The shares of prepaid debit card provider Paysign Inc (NASDAQ:PAYS) have soared more than 200% in 2019, and hit an all-time high of $13.63 last week. But today the stock's down 11.3% at $11.27, after brokerage firm BTIG downgraded its rating to "neutral" from "buy." The analyst note suggested that Paysign's strong growth is already priced into the stock price, though a pullback in the shares (maybe like the one today?) could be a buying opportunity. Against this backdrop, PAYS options volume has picked up.
At last check, more than 800 puts had crossed the tape, compared to a daily average of just 228. The June 12.50 put is most popular, while new positions are opening at the July 12.50 put. Call volume is also accelerated, with more than 1,100 contracts traded so far -- two times the average intraday pace -- and buy-to-open activity seemingly taking place at the July 15 call.

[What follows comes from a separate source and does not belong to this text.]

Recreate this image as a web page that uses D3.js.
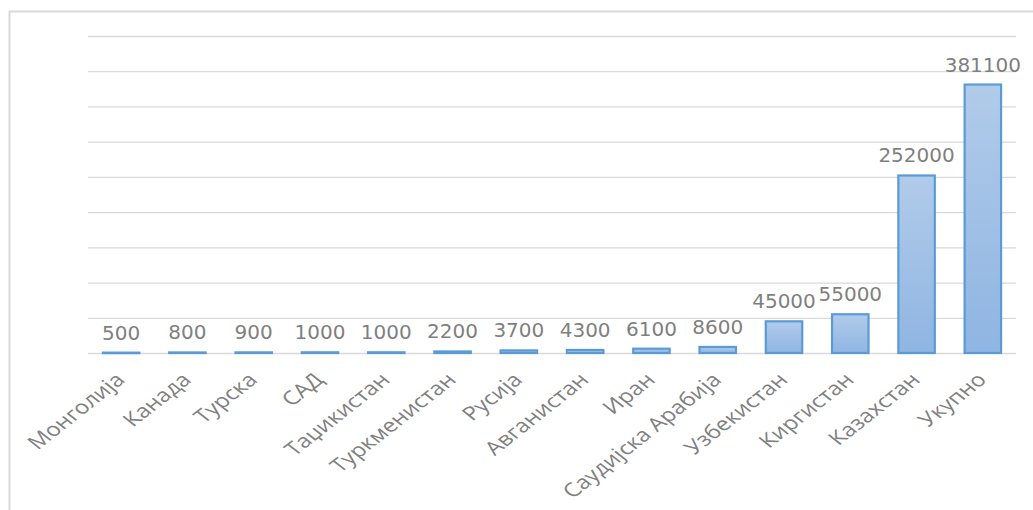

Open interest on Paysign already stands at an annual high, with about 3,700 puts and 6,300 calls outstanding. At the International Securities Exchange (ISE), Chicago Board Options Exchange (CBOE), and NASDAQ OMX PHLX (PHLX), those who have placed bets have preferred long puts over long calls by a nearly 3-to-1 clip in the past two weeks. This points to potential hedging from PAYS shareholders looking to protect paper profits after the security's absurd run in the first half of the year.
There has been some growing skepticism around the shares in the form of short interest. In the last two reporting periods, short interest increased by almost 40% -- though just 3.4% of the total float is dedicated to short interest at this point. Also, today's losses have the security on the short-sale restricted list.